Page last updated at 10:34 GMT, Wednesday, 19 November 2008

Astronaut 'drops' space tool bag


The moment spacewalker Heidemarie Stefanyshyn-Piper drops a tool bag

Astronauts working on the International Space Station have lost a tool bag.

Heidemarie Stefanyshyn-Piper watched helplessly as the kit drifted away from her as she moved to service the solar array system on the orbiting platform.

The briefcase-sized tool bag is one of the largest items ever lost on a spacewalk.

The event occurred during the first spacewalk of the latest shuttle flight to the ISS, which is intended to give the orbiting platform a major makeover.

The works undertaken by the visiting Endeavour astronauts will allow the station to increase its residential crew complement next year from the current three members to six members.

Repair and servicing of the space station solar arrays
Installation of new crew quarters and water system
Drop off astronaut Sandra Magnus and pick up Greg Chamitoff

Stefanyshyn-Piper's slip occurred as she was heading to grease a rotary joint on the station's giant starboard solar array system. The joint has been unable to automatically point the solar wings toward the Sun for maximum energy production for over a year.

The tool bag became untethered from a larger kit case and floated away along with a pair of grease guns, wipes and a putty knife.

She reached out, but to no avail. The lost bag is now moving ahead of the station and increasing its distance to the platform, giving flight controllers confidence it poses no danger to the ISS.

"Despite my little hiccup, or major hiccup, I think we did a good job out there," Stefanyshyn-Piper said when she returned to the space station.

With her co-walker Steve Bowen, she spent some seven-and-a-half hours working outside the station. As well as lubricating the joint, the pair replaced a nitrogen tank assembly.

The flight is the fourth and final shuttle mission of the year.

Endeavour and its crew are to due to land back at Kennedy on 30 November.
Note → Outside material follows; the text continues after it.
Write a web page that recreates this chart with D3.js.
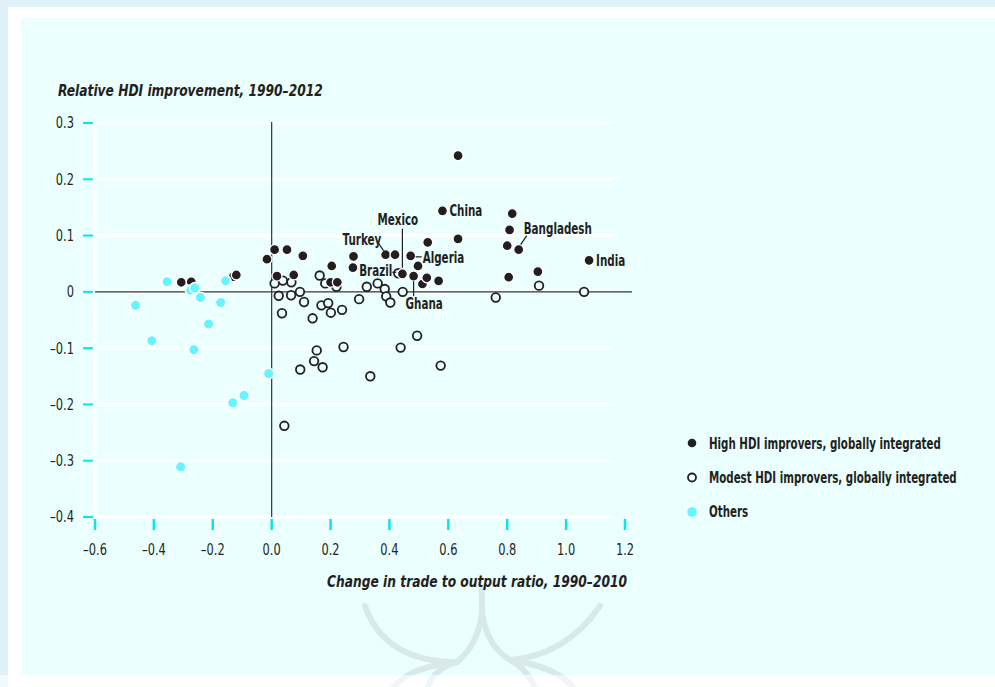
<!DOCTYPE html>
<html>
<head>
<meta charset="utf-8">
<script src="https://cdn.jsdelivr.net/npm/d3@7"></script>
<style>
  body { margin: 0; background: #fff; }
  svg text { font-family: 'DejaVu Sans Condensed', 'DejaVu Sans', sans-serif; fill: #231f20; }
  .tick-label { font-size: 15.5px; }
  .axis-title { font-size: 15.5px; font-weight: bold; font-style: italic; }
  .pt-label { font-size: 16px; font-weight: bold; }
  .legend-text { font-size: 16px; font-weight: bold; }
</style>
</head>
<body>
<svg id="chart" width="995" height="687"></svg>
<script>
// Tick values
var X_TICKS = [-0.6, -0.4, -0.2, 0.0, 0.2, 0.4, 0.6, 0.8, 1.0, 1.2];
var Y_TICKS = [0.3, 0.2, 0.1, 0, -0.1, -0.2, -0.3, -0.4];

// High HDI improvers, globally integrated
var highX = [-0.307, -0.273, -0.14, -0.13, -0.12, -0.016, 0.010, 0.052, 0.106, 0.018, 0.075,
  0.204, 0.200, 0.223, 0.278, 0.276, 0.387, 0.419, 0.512, 0.444, 0.472, 0.497, 0.482, 0.527,
  0.567, 0.530, 0.633, 0.580, 0.633, 0.817, 0.808, 0.800, 0.839, 0.805, 0.904, 1.078];
var highY = [0.017, 0.018, 0.024, 0.027, 0.030, 0.058, 0.075, 0.075, 0.064, 0.028, 0.030,
  0.046, 0.017, 0.017, 0.063, 0.043, 0.066, 0.066, 0.014, 0.032, 0.064, 0.046, 0.028, 0.025,
  0.0195, 0.088, 0.242, 0.144, 0.094, 0.139, 0.110, 0.082, 0.075, 0.026, 0.036, 0.056];

// Modest HDI improvers, globally integrated
var modestX = [0.010, 0.038, 0.067, 0.163, 0.182, 0.220, 0.024, 0.066, 0.096, 0.110, 0.035,
  0.139, 0.169, 0.192, 0.201, 0.239, 0.297, 0.323, 0.360, 0.384, 0.389, 0.403, 0.430, 0.445,
  0.761, 0.908, 1.061, 0.153, 0.244, 0.144, 0.097, 0.173, 0.335, 0.043, 0.438, 0.494, 0.574];
var modestY = [0.015, 0.020, 0.017, 0.029, 0.015, 0.009, -0.007, -0.006, 0.000, -0.018, -0.038,
  -0.047, -0.024, -0.020, -0.037, -0.032, -0.013, 0.009, 0.015, 0.005, -0.008, -0.019, 0.033, 0.000,
  -0.010, 0.011, 0.000, -0.104, -0.098, -0.123, -0.138, -0.134, -0.150, -0.238, -0.099, -0.078, -0.131];

// Others
var otherX = [-0.355, -0.275, -0.261, -0.242, -0.156, -0.173, -0.462, -0.214, -0.407, -0.264,
  -0.010, -0.094, -0.132, -0.309];
var otherY = [0.018, 0.003, 0.007, -0.010, 0.0195, -0.019, -0.024, -0.057, -0.087, -0.103,
  -0.145, -0.184, -0.197, -0.311];

// Labelled countries
var labelNames = ["China", "Bangladesh", "India", "Mexico", "Turkey", "Brazil", "Algeria", "Ghana"];
var labelX = [0.580, 0.839, 1.078, 0.444, 0.387, 0.430, 0.472, 0.482];
var labelY = [0.144, 0.075, 0.056, 0.032, 0.066, 0.033, 0.064, 0.028];

var legendNames = ["High HDI improvers, globally integrated",
  "Modest HDI improvers, globally integrated", "Others"];

var INK = "#231f20";
var CYAN = "#66f4ff";
var TICK = "#00e8f0";

var svg = d3.select("#chart");

// Squeeze text horizontally around its x (the original uses a condensed face)
function condense(sel, f) {
  sel.each(function() {
    let t = d3.select(this);
    let tx = +t.attr("x");
    t.attr("transform", `translate(${tx},0) scale(${f},1) translate(${-tx},0)`);
  });
}

// Page frame
svg.append("rect").attr("width", 995).attr("height", 687).attr("fill", "#fff");
svg.append("rect").attr("width", 995).attr("height", 7).attr("fill", "#dff0f8");
svg.append("rect").attr("width", 8).attr("height", 687).attr("fill", "#dff0f8");
svg.append("rect").attr("x", 21).attr("y", 18).attr("width", 974).attr("height", 657).attr("fill", "#ebffff");

// Faint watermark at the bottom
var wm = svg.append("g")
  .attr("fill", "none")
  .attr("stroke", "#d9e9eb")
  .attr("stroke-width", 6)
  .attr("stroke-linecap", "round");
[
  "M365,606 Q385,662 457,662",
  "M482,590 L482,612 Q478,645 457,662",
  "M482,612 Q486,645 510,660",
  "M510,660 Q565,656 600,606",
  "M457,662 Q432,668 425,695",
  "M457,662 Q400,668 390,695",
  "M510,660 Q530,670 537,695",
  "M510,660 Q565,668 578,695"
].forEach(d => wm.append("path").attr("d", d));
svg.append("rect").attr("y", 675).attr("width", 995).attr("height", 12)
  .attr("fill", "#fff").attr("opacity", 0.6);

// Scales
var x = d3.scaleLinear().domain([-0.6, 1.2]).range([95, 625]);
var y = d3.scaleLinear().domain([-0.4, 0.3]).range([517, 123]);

// White gridlines
svg.append("g").selectAll("line")
  .data(Y_TICKS)
  .enter().append("line")
    .attr("x1", x(-0.6))
    .attr("x2", 613)
    .attr("y1", d => y(d))
    .attr("y2", d => y(d))
    .attr("stroke", "#fff")
    .attr("stroke-width", 3);

// Left white axis line
svg.append("line")
  .attr("x1", x(-0.6)).attr("x2", x(-0.6))
  .attr("y1", y(0.3) - 1).attr("y2", y(-0.4) + 4)
  .attr("stroke", "#fff").attr("stroke-width", 3);

// Zero lines
svg.append("line")
  .attr("x1", x(-0.6)).attr("x2", 632)
  .attr("y1", y(0)).attr("y2", y(0))
  .attr("stroke", "#333").attr("stroke-width", 1.2);
svg.append("line")
  .attr("x1", x(0)).attr("x2", x(0))
  .attr("y1", y(0.3) - 1).attr("y2", y(-0.4))
  .attr("stroke", "#333").attr("stroke-width", 1.2);

var dash = d => d3.format(".1f")(d).replace("−", "–").replace("-", "–");

// Y axis ticks and labels
var yAxis = svg.append("g");
yAxis.selectAll("line")
  .data(Y_TICKS)
  .enter().append("line")
    .attr("x1", 83).attr("x2", 93)
    .attr("y1", d => y(d)).attr("y2", d => y(d))
    .attr("stroke", TICK).attr("stroke-width", 2);
yAxis.selectAll("text")
  .data(Y_TICKS)
  .enter().append("text")
    .attr("class", "tick-label")
    .attr("x", 74)
    .attr("y", d => y(d) + 5.5)
    .attr("text-anchor", "end")
    .text(d => d === 0 ? "0" : dash(d))
    .call(condense, 0.82);

// X axis ticks and labels
var xAxis = svg.append("g");
xAxis.selectAll("line")
  .data(X_TICKS)
  .enter().append("line")
    .attr("x1", d => x(d)).attr("x2", d => x(d))
    .attr("y1", 519).attr("y2", 530)
    .attr("stroke", TICK).attr("stroke-width", 2.5);
xAxis.selectAll("text")
  .data(X_TICKS)
  .enter().append("text")
    .attr("class", "tick-label")
    .attr("x", d => x(d))
    .attr("y", 555)
    .attr("text-anchor", "middle")
    .text(dash)
    .call(condense, 0.82);

// Axis titles
svg.append("text")
  .attr("class", "axis-title")
  .attr("x", 58).attr("y", 96)
  .text("Relative HDI improvement, 1990–2012")
  .call(condense, 0.88);
svg.append("text")
  .attr("class", "axis-title")
  .attr("x", 627).attr("y", 587)
  .attr("text-anchor", "end")
  .text("Change in trade to output ratio, 1990–2010")
  .call(condense, 0.88);

// Points: modest (open), high (filled), others (cyan)
svg.append("g").selectAll("circle")
  .data(modestX.map((v, i) => [v, modestY[i]]))
  .enter().append("circle")
    .attr("cx", d => x(d[0]))
    .attr("cy", d => y(d[1]))
    .attr("r", 4.3)
    .attr("fill", "#ebffff")
    .attr("stroke", INK)
    .attr("stroke-width", 1.8);

svg.append("g").selectAll("circle")
  .data(highX.map((v, i) => [v, highY[i]]))
  .enter().append("circle")
    .attr("cx", d => x(d[0]))
    .attr("cy", d => y(d[1]))
    .attr("r", 5)
    .attr("fill", INK)
    .attr("stroke", "#fff")
    .attr("stroke-width", 1.3);

svg.append("g").selectAll("circle")
  .data(otherX.map((v, i) => [v, otherY[i]]))
  .enter().append("circle")
    .attr("cx", d => x(d[0]))
    .attr("cy", d => y(d[1]))
    .attr("r", 5.3)
    .attr("fill", CYAN)
    .attr("stroke", "#fff")
    .attr("stroke-width", 1.5);

// Country labels: text offset, anchor and leader line (relative to the point)
var labelLayout = {
  China:      { dx: 7,   dy: 5,   anchor: "start" },
  Bangladesh: { dx: 5,   dy: -16, anchor: "start", lead: [2, -5, 8, -14] },
  India:      { dx: 7,   dy: 6,   anchor: "start" },
  Mexico:     { dx: -25, dy: -49, anchor: "start", lead: [0, -45, 0, -6] },
  Turkey:     { dx: -43, dy: -10, anchor: "start", lead: [-7, -11, -2, -4] },
  Brazil:     { dx: -6,  dy: 3,   anchor: "end",   lead: [-6, -1, -2, -1] },
  Algeria:    { dx: 12,  dy: 7,   anchor: "start", lead: [5, 1, 11, 1] },
  Ghana:      { dx: -8,  dy: 33,  anchor: "start", lead: [0, 5, 0, 20] }
};

var labels = svg.append("g");
labelNames.forEach(function(name, i) {
  let px = x(labelX[i]);
  let py = y(labelY[i]);
  let l = labelLayout[name];
  if (l.lead) {
    labels.append("line")
      .attr("x1", px + l.lead[0]).attr("y1", py + l.lead[1])
      .attr("x2", px + l.lead[2]).attr("y2", py + l.lead[3])
      .attr("stroke", INK).attr("stroke-width", 1.2);
  }
  labels.append("text")
    .attr("class", "pt-label")
    .attr("x", px + l.dx)
    .attr("y", py + l.dy)
    .attr("text-anchor", l.anchor)
    .text(name)
    .call(condense, 0.72);
});

// Legend
var legend = svg.append("g").attr("transform", "translate(692, 443)");
var legendStyle = [
  { r: 4.3, fill: INK, stroke: "none", sw: 0 },
  { r: 4, fill: "#ebffff", stroke: INK, sw: 1.8 },
  { r: 4.8, fill: CYAN, stroke: "none", sw: 0 }
];
legend.selectAll("circle")
  .data(legendNames)
  .enter().append("circle")
    .attr("cx", 0)
    .attr("cy", (d, i) => i * 34.5)
    .attr("r", (d, i) => legendStyle[i].r)
    .attr("fill", (d, i) => legendStyle[i].fill)
    .attr("stroke", (d, i) => legendStyle[i].stroke)
    .attr("stroke-width", (d, i) => legendStyle[i].sw);
legend.selectAll("text")
  .data(legendNames)
  .enter().append("text")
    .attr("class", "legend-text")
    .attr("x", 17)
    .attr("y", (d, i) => i * 34.5 + 5.5)
    .text(d => d)
    .call(condense, 0.715);
</script>
</body>
</html>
Nasa had hoped to fly a servicing call to the Hubble Space Telescope last month but delayed the mission to May 2009 to prepare for some additional repair work on the observatory.

The space station marks its 10th anniversary on Thursday. The first component of the platform - the Russian Zarya module - was launched on 20th November 1998. The construction of the station is nearly complete and the international partners expect to be using it well into the next decade.